WHAT TO DO. Make an exact copy of all the material below, apart from the pictures.

※

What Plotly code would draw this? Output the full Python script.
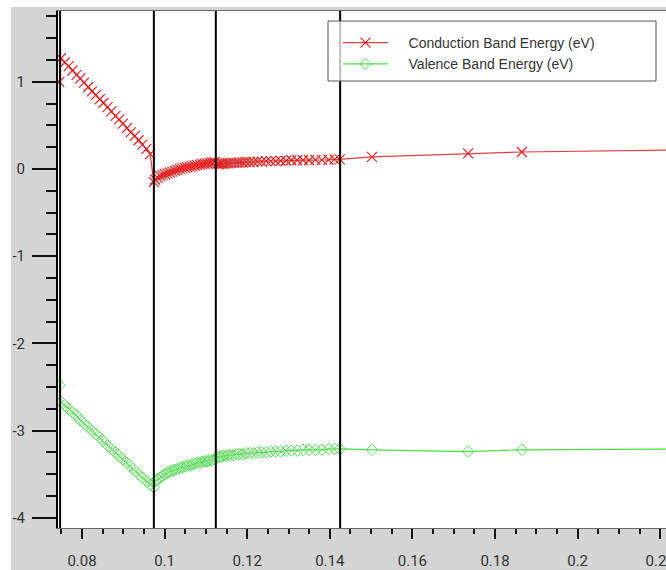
import plotly.graph_objects as go

# ---------------- data ----------------
cb_x = [0.0745, 0.0749, 0.0758, 0.0768, 0.0777, 0.0787, 0.0796, 0.0805, 0.0815, 0.0824,
        0.0834, 0.0843, 0.0852, 0.0862, 0.0871, 0.0881, 0.0890, 0.0899, 0.0909, 0.0918,
        0.0928, 0.0937, 0.0946, 0.0956, 0.0965,
        0.0974,
        0.0977, 0.0983, 0.0989, 0.0995, 0.1001, 0.1007, 0.1013, 0.1019, 0.1025, 0.1031,
        0.1037, 0.1043, 0.1049, 0.1055, 0.1061, 0.1067, 0.1073, 0.1079, 0.1085, 0.1091,
        0.1097, 0.1103, 0.1109, 0.1115, 0.1121,
        0.1127, 0.1132, 0.1137, 0.1142, 0.1148, 0.1154, 0.1160, 0.1167, 0.1174, 0.1181,
        0.1189, 0.1197, 0.1206, 0.1215, 0.1225, 0.1235, 0.1246, 0.1257, 0.1269, 0.1281,
        0.1294, 0.1307, 0.1321, 0.1335, 0.1350, 0.1365, 0.1381, 0.1397, 0.1412, 0.1424,
        0.1502, 0.1735, 0.1865, 0.2350]

cb_y = [1.00, 1.27, 1.22, 1.18, 1.13, 1.08, 1.04, 0.99, 0.94, 0.89,
        0.85, 0.80, 0.76, 0.71, 0.66, 0.61, 0.57, 0.52, 0.47, 0.42,
        0.38, 0.33, 0.28, 0.23, 0.17,
        -0.15,
        -0.12, -0.10, -0.08, -0.07, -0.06, -0.05, -0.04, -0.03, -0.02, -0.01,
        0.00, 0.01, 0.015, 0.02, 0.025, 0.03, 0.04, 0.045, 0.05, 0.055,
        0.06, 0.065, 0.07, 0.075, 0.08,
        0.06, 0.055, 0.06, 0.06, 0.065, 0.065, 0.07, 0.07, 0.07, 0.075,
        0.075, 0.08, 0.08, 0.08, 0.085, 0.085, 0.09, 0.09, 0.09, 0.095,
        0.095, 0.10, 0.10, 0.10, 0.10, 0.105, 0.105, 0.105, 0.11, 0.11,
        0.14, 0.18, 0.195, 0.225]

vb_x = cb_x

vb_y = [-2.48, -2.67, -2.71, -2.75, -2.79, -2.83, -2.88, -2.92, -2.96, -3.00,
        -3.04, -3.08, -3.12, -3.17, -3.21, -3.25, -3.29, -3.33, -3.37, -3.41,
        -3.46, -3.50, -3.54, -3.58, -3.62,
        -3.65,
        -3.58, -3.56, -3.54, -3.52, -3.50, -3.48, -3.47, -3.46, -3.45, -3.44,
        -3.43, -3.42, -3.41, -3.40, -3.40, -3.39, -3.38, -3.37, -3.37, -3.36,
        -3.35, -3.35, -3.34, -3.34, -3.33,
        -3.31, -3.30, -3.30, -3.29, -3.29, -3.28, -3.28, -3.28, -3.27, -3.27,
        -3.27, -3.26, -3.26, -3.26, -3.25, -3.25, -3.25, -3.24, -3.24, -3.24,
        -3.23, -3.23, -3.23, -3.22, -3.22, -3.22, -3.22, -3.21, -3.21, -3.21,
        -3.22, -3.24, -3.22, -3.21]

series_names = ["Conduction Band Energy (eV)", "Valence Band Energy (eV)"]

boundary_x = [0.0747, 0.0974, 0.1124, 0.1425]

x_tickvals = [0.08, 0.10, 0.12, 0.14, 0.16, 0.18, 0.20, 0.22]
x_ticktext = ["0.08", "0.1", "0.12", "0.14", "0.16", "0.18", "0.2", "0.22"]
y_tickvals = [-4, -3, -2, -1, 0, 1]
y_ticktext = ["-4", "-3", "-2", "-1", "0", "1"]

# ---------------- figure ----------------
W, H = 666, 570
ML, MR, MT, MB = 58, 0, 11, 42
PW, PH = W - ML - MR, H - MT - MB


def px_x(p):
    return (p - ML) / PW


def px_y(p):
    return (H - MB - p) / PH


fig = go.Figure()

pad = "\u00a0" * 4  # visual gap between legend sample and label

fig.add_trace(go.Scatter(
    x=cb_x, y=cb_y, name=pad + series_names[0], mode="lines+markers",
    line=dict(color="#e63c3c", width=1.2),
    marker=dict(symbol="x-thin-open", size=10, color="#e52222",
                line=dict(width=1.2, color="#e52222")),
))
fig.add_trace(go.Scatter(
    x=vb_x, y=vb_y, name=pad + series_names[1], mode="lines+markers",
    line=dict(color="#44e044", width=1.2),
    marker=dict(symbol="diamond-open", size=9, color="#55e055",
                line=dict(width=1)),
))

shapes = []
# white strips at the top/left of the grey frame (kept inside the figure)
shapes.append(dict(type="rect", xref="paper", yref="paper",
                   x0=px_x(0), x1=px_x(11), y0=px_y(H), y1=px_y(0),
                   fillcolor="white", line=dict(width=0), layer="below"))
shapes.append(dict(type="rect", xref="paper", yref="paper",
                   x0=px_x(0), x1=px_x(W), y0=px_y(7), y1=px_y(0),
                   fillcolor="white", line=dict(width=0), layer="below"))
for bx in boundary_x:
    shapes.append(dict(type="line", xref="x", yref="paper", x0=bx, x1=bx, y0=0, y1=1,
                       line=dict(color="black", width=2), layer="above"))
# legend box
shapes.append(dict(type="rect", xref="paper", yref="paper",
                   x0=px_x(328), x1=px_x(656), y0=px_y(81), y1=px_y(21),
                   fillcolor="rgba(255,255,255,0.75)",
                   line=dict(color="#555555", width=1), layer="above"))

tickfont = dict(family="Roboto, Arial, sans-serif", size=15, color="#333333")

fig.update_layout(
    template="none",
    width=W, height=H,
    margin=dict(l=ML, r=MR, t=MT, b=MB, autoexpand=False),
    paper_bgcolor="#d4d4d4",
    plot_bgcolor="white",
    shapes=shapes,
    showlegend=True,
    legend=dict(x=px_x(338), y=px_y(27), xanchor="left", yanchor="top",
                bgcolor="rgba(0,0,0,0)", borderwidth=0, itemwidth=45,
                font=dict(family="Arial, Liberation Sans, sans-serif", size=14, color="#333333"),
                tracegroupgap=0),
    xaxis=dict(range=[0.07419, 0.2214], autorange=False, automargin=False,
               tickmode="array", tickvals=x_tickvals, ticktext=x_ticktext,
               ticklabeloverflow="allow",
               ticks="outside", ticklen=10, tickwidth=2, tickcolor="#111111",
               ticklabelstandoff=9,
               minor=dict(dtick=0.005, tick0=0, ticks="outside", ticklen=5,
                          tickwidth=1.5, tickcolor="#111111", showgrid=False),
               showline=True, linecolor="#666666", linewidth=1, mirror=True,
               showgrid=False, zeroline=False, tickfont=tickfont),
    yaxis=dict(range=[-4.117, 1.812], autorange=False, automargin=False,
               tickmode="array", tickvals=y_tickvals, ticktext=y_ticktext,
               ticks="outside", ticklen=24, tickwidth=2, tickcolor="#111111",
               ticklabelstandoff=4,
               minor=dict(dtick=0.25, tick0=0, ticks="outside", ticklen=10,
                          tickwidth=2, tickcolor="#111111", showgrid=False),
               showline=True, linecolor="black", linewidth=2,
               showgrid=False, zeroline=False, tickfont=tickfont),
)

fig.write_html(
    "out.html",
    config={"displayModeBar": False},
    post_script=("document.body.style.margin='0';"
                 "document.body.style.overflow='hidden';"
                 "document.documentElement.style.overflow='hidden';"),
)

※

SOLUTION TO THE EXERCISE.
What Plotly code would draw this? Output the full Python script.
import plotly.graph_objects as go

# ---------------- data ----------------
cb_x = [0.0745, 0.0749, 0.0758, 0.0768, 0.0777, 0.0787, 0.0796, 0.0805, 0.0815, 0.0824,
        0.0834, 0.0843, 0.0852, 0.0862, 0.0871, 0.0881, 0.0890, 0.0899, 0.0909, 0.0918,
        0.0928, 0.0937, 0.0946, 0.0956, 0.0965,
        0.0974,
        0.0977, 0.0983, 0.0989, 0.0995, 0.1001, 0.1007, 0.1013, 0.1019, 0.1025, 0.1031,
        0.1037, 0.1043, 0.1049, 0.1055, 0.1061, 0.1067, 0.1073, 0.1079, 0.1085, 0.1091,
        0.1097, 0.1103, 0.1109, 0.1115, 0.1121,
        0.1127, 0.1132, 0.1137, 0.1142, 0.1148, 0.1154, 0.1160, 0.1167, 0.1174, 0.1181,
        0.1189, 0.1197, 0.1206, 0.1215, 0.1225, 0.1235, 0.1246, 0.1257, 0.1269, 0.1281,
        0.1294, 0.1307, 0.1321, 0.1335, 0.1350, 0.1365, 0.1381, 0.1397, 0.1412, 0.1424,
        0.1502, 0.1735, 0.1865, 0.2350]

cb_y = [1.00, 1.27, 1.22, 1.18, 1.13, 1.08, 1.04, 0.99, 0.94, 0.89,
        0.85, 0.80, 0.76, 0.71, 0.66, 0.61, 0.57, 0.52, 0.47, 0.42,
        0.38, 0.33, 0.28, 0.23, 0.17,
        -0.15,
        -0.12, -0.10, -0.08, -0.07, -0.06, -0.05, -0.04, -0.03, -0.02, -0.01,
        0.00, 0.01, 0.015, 0.02, 0.025, 0.03, 0.04, 0.045, 0.05, 0.055,
        0.06, 0.065, 0.07, 0.075, 0.08,
        0.06, 0.055, 0.06, 0.06, 0.065, 0.065, 0.07, 0.07, 0.07, 0.075,
        0.075, 0.08, 0.08, 0.08, 0.085, 0.085, 0.09, 0.09, 0.09, 0.095,
        0.095, 0.10, 0.10, 0.10, 0.10, 0.105, 0.105, 0.105, 0.11, 0.11,
        0.14, 0.18, 0.195, 0.225]

vb_x = cb_x

vb_y = [-2.48, -2.67, -2.71, -2.75, -2.79, -2.83, -2.88, -2.92, -2.96, -3.00,
        -3.04, -3.08, -3.12, -3.17, -3.21, -3.25, -3.29, -3.33, -3.37, -3.41,
        -3.46, -3.50, -3.54, -3.58, -3.62,
        -3.65,
        -3.58, -3.56, -3.54, -3.52, -3.50, -3.48, -3.47, -3.46, -3.45, -3.44,
        -3.43, -3.42, -3.41, -3.40, -3.40, -3.39, -3.38, -3.37, -3.37, -3.36,
        -3.35, -3.35, -3.34, -3.34, -3.33,
        -3.31, -3.30, -3.30, -3.29, -3.29, -3.28, -3.28, -3.28, -3.27, -3.27,
        -3.27, -3.26, -3.26, -3.26, -3.25, -3.25, -3.25, -3.24, -3.24, -3.24,
        -3.23, -3.23, -3.23, -3.22, -3.22, -3.22, -3.22, -3.21, -3.21, -3.21,
        -3.22, -3.24, -3.22, -3.21]

series_names = ["Conduction Band Energy (eV)", "Valence Band Energy (eV)"]

boundary_x = [0.0747, 0.0974, 0.1124, 0.1425]

x_tickvals = [0.08, 0.10, 0.12, 0.14, 0.16, 0.18, 0.20, 0.22]
x_ticktext = ["0.08", "0.1", "0.12", "0.14", "0.16", "0.18", "0.2", "0.22"]
y_tickvals = [-4, -3, -2, -1, 0, 1]
y_ticktext = ["-4", "-3", "-2", "-1", "0", "1"]

# ---------------- figure ----------------
W, H = 666, 570
ML, MR, MT, MB = 58, 0, 11, 42
PW, PH = W - ML - MR, H - MT - MB


def px_x(p):
    return (p - ML) / PW


def px_y(p):
    return (H - MB - p) / PH


fig = go.Figure()

pad = "\u00a0" * 4  # visual gap between legend sample and label

fig.add_trace(go.Scatter(
    x=cb_x, y=cb_y, name=pad + series_names[0], mode="lines+markers",
    line=dict(color="#e63c3c", width=1.2),
    marker=dict(symbol="x-thin-open", size=10, color="#e52222",
                line=dict(width=1.2, color="#e52222")),
))
fig.add_trace(go.Scatter(
    x=vb_x, y=vb_y, name=pad + series_names[1], mode="lines+markers",
    line=dict(color="#44e044", width=1.2),
    marker=dict(symbol="diamond-open", size=9, color="#55e055",
                line=dict(width=1)),
))

shapes = []
# white strips at the top/left of the grey frame (kept inside the figure)
shapes.append(dict(type="rect", xref="paper", yref="paper",
                   x0=px_x(0), x1=px_x(11), y0=px_y(H), y1=px_y(0),
                   fillcolor="white", line=dict(width=0), layer="below"))
shapes.append(dict(type="rect", xref="paper", yref="paper",
                   x0=px_x(0), x1=px_x(W), y0=px_y(7), y1=px_y(0),
                   fillcolor="white", line=dict(width=0), layer="below"))
for bx in boundary_x:
    shapes.append(dict(type="line", xref="x", yref="paper", x0=bx, x1=bx, y0=0, y1=1,
                       line=dict(color="black", width=2), layer="above"))
# legend box
shapes.append(dict(type="rect", xref="paper", yref="paper",
                   x0=px_x(328), x1=px_x(656), y0=px_y(81), y1=px_y(21),
                   fillcolor="rgba(255,255,255,0.75)",
                   line=dict(color="#555555", width=1), layer="above"))

tickfont = dict(family="Roboto, Arial, sans-serif", size=15, color="#333333")

fig.update_layout(
    template="none",
    width=W, height=H,
    margin=dict(l=ML, r=MR, t=MT, b=MB, autoexpand=False),
    paper_bgcolor="#d4d4d4",
    plot_bgcolor="white",
    shapes=shapes,
    showlegend=True,
    legend=dict(x=px_x(338), y=px_y(27), xanchor="left", yanchor="top",
                bgcolor="rgba(0,0,0,0)", borderwidth=0, itemwidth=45,
                font=dict(family="Arial, Liberation Sans, sans-serif", size=14, color="#333333"),
                tracegroupgap=0),
    xaxis=dict(range=[0.07419, 0.2214], autorange=False, automargin=False,
               tickmode="array", tickvals=x_tickvals, ticktext=x_ticktext,
               ticklabeloverflow="allow",
               ticks="outside", ticklen=10, tickwidth=2, tickcolor="#111111",
               ticklabelstandoff=9,
               minor=dict(dtick=0.005, tick0=0, ticks="outside", ticklen=5,
                          tickwidth=1.5, tickcolor="#111111", showgrid=False),
               showline=True, linecolor="#666666", linewidth=1, mirror=True,
               showgrid=False, zeroline=False, tickfont=tickfont),
    yaxis=dict(range=[-4.117, 1.812], autorange=False, automargin=False,
               tickmode="array", tickvals=y_tickvals, ticktext=y_ticktext,
               ticks="outside", ticklen=24, tickwidth=2, tickcolor="#111111",
               ticklabelstandoff=4,
               minor=dict(dtick=0.25, tick0=0, ticks="outside", ticklen=10,
                          tickwidth=2, tickcolor="#111111", showgrid=False),
               showline=True, linecolor="black", linewidth=2,
               showgrid=False, zeroline=False, tickfont=tickfont),
)

fig.write_html(
    "out.html",
    config={"displayModeBar": False},
    post_script=("document.body.style.margin='0';"
                 "document.body.style.overflow='hidden';"
                 "document.documentElement.style.overflow='hidden';"),
)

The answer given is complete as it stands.